Right-wing Hindu nationalists persist to make discriminatory demands, to which the government either acceded or offered silent approval by failing to tackle the polarizing and violent rhetoric. Over the course of the past year right-wing forces have stretched their campaign to all prevalent symbols of the Muslim community– calling for a ban on halal meat and mosque loudspeakers. Even monuments such as the Taj Mahal and Gyanvapi masjid are now claimed to have Hindu origin and many places were renamed according to Hindu mythology, essentially trying to erase the presence of Islam in the country. Every hindu celebration of the year ended up being a haunting memory for the muslim community. ‘Dharma Sansad’ or ‘religious parliament’ conducted across North and Central India witnessed an extraordinary outpouring of hate speech, mobilizations to violence and anti-Muslim sentiment. At the turn of the year, Gregory Stanton, the founder of Genocide Watch, warned that genocide “could very well happen in India.”
The rapid growth and spread of anti-Muslim narrative had largely been aided by social media.
All the available possibilities, like Twitter, Facebook, and WhatsApp, along with a number of other platforms, have been effectively utilized by the BJP for their political propaganda. There were countless examples of the social media giants failing to respond to calling for violence against Muslims. The “Love Jihad” conspiracy theory, which claims that Muslim men are luring Hindu women into marrying them and converting to Islam, gained it momentum through social media and a number of interfaith couples were arrested, with the Muslim men facing imprisonment.
The Kashmir Files, a movie about the exodus of Kashmiri Hindus, as many critics pointed, was simply another output of anti-Muslim propaganda. The movie was praised by PM Modi, received tax exemptions from several states, and one BJP state official even gave government employees a half-day off to see the movie. There were other movies in 2022 that were also accused of promoting islamophobia, including The Kerala Files, which claimed, without providing evidence, that 32,000 women from the state had converted to Islam and joined ISIS.

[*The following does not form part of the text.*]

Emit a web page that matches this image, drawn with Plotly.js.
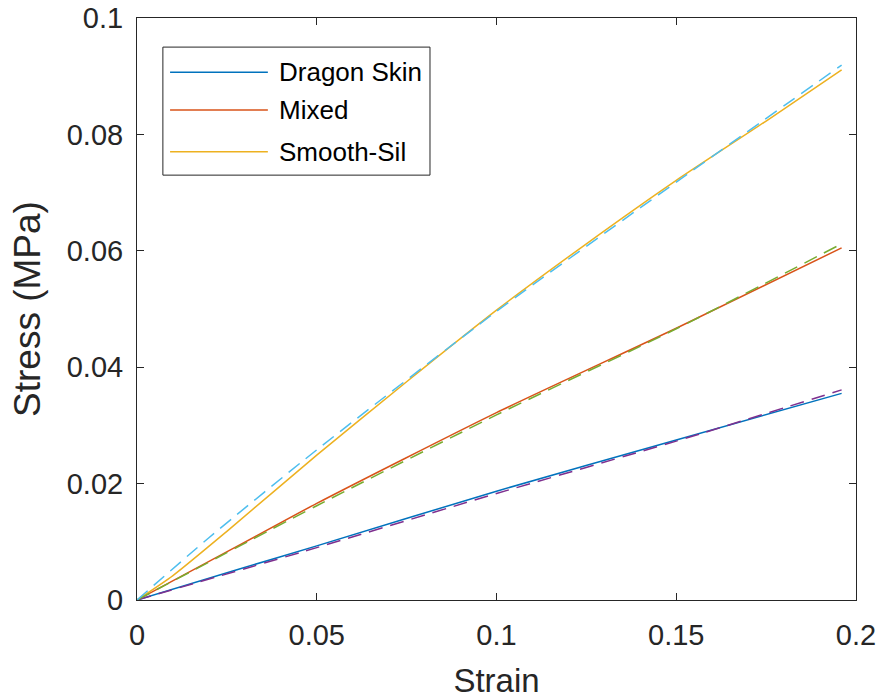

Hindutva right-wing mind has kept no stone unturned in instigating violence, to buttress the predominant idea of the Muslims as the typical ‘other’ of Indian imagination. The inner conflicts of the acclaimed Indian diversity are exposed here that it is permitted only to an extent to which difference seems in a way mainstream narrative expects them. To realize this, is a sign of bravery as demonstrated by Muskan in Karnataka, shouting Allahu Akbar to the face of Hindutva goons surrounding her and Afreen Fatima vowing never to let her enemies break her heart over the ruins of her home. To be brave is to go beyond reactionary politics and thrive for a visionary resistance to imperil the roots of Hindutva at its roots.